Spectral boundary-value problems with discrete spectrum are considered for second-order strongly elliptic systems of partial differential equations in a domain $\Omega\subset\mathbb R^n$ whose boundary $\Gamma$ is compact and may be $C^\infty$, $C^{1,1}$, or Lipschitz. The principal part of the system is assumed to be Hermitian and to satisfy an additional condition ensuring that the Neumann problem is coercive. The spectral parameter occurs either in the system (then $\Omega$ is assumed to be bounded) or in a first-order boundary condition. Also considered are transmission problems in $\mathbb R^n\setminus\Gamma$ with spectral parameter in the transmission condition on $\Gamma$. The corresponding operators in $L_2(\Omega)$ or $L_2(\Gamma)$ are self-adjoint operators or weak perturbations of self-adjoint ones.

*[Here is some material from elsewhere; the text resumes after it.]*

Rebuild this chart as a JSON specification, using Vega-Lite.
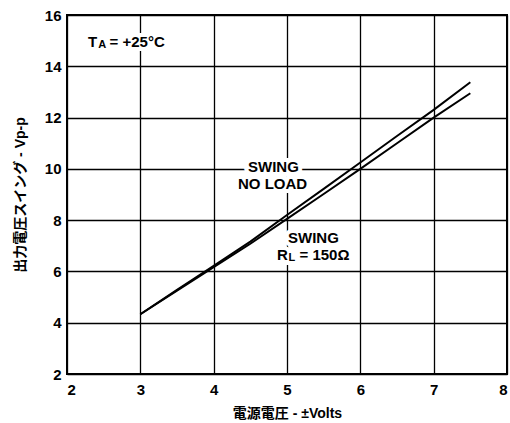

Under some additional conditions a discussion is given of the smoothness, completeness, and basis properties of eigenfunctions or root functions in the Sobolev $L_2$-spaces $H^t(\Omega)$ or $H^t(\Gamma)$ of non-zero order $t$ as well as of localization and the asymptotic behaviour of the eigenvalues. The case of Coulomb singularities in the zero-order term of the system is also covered.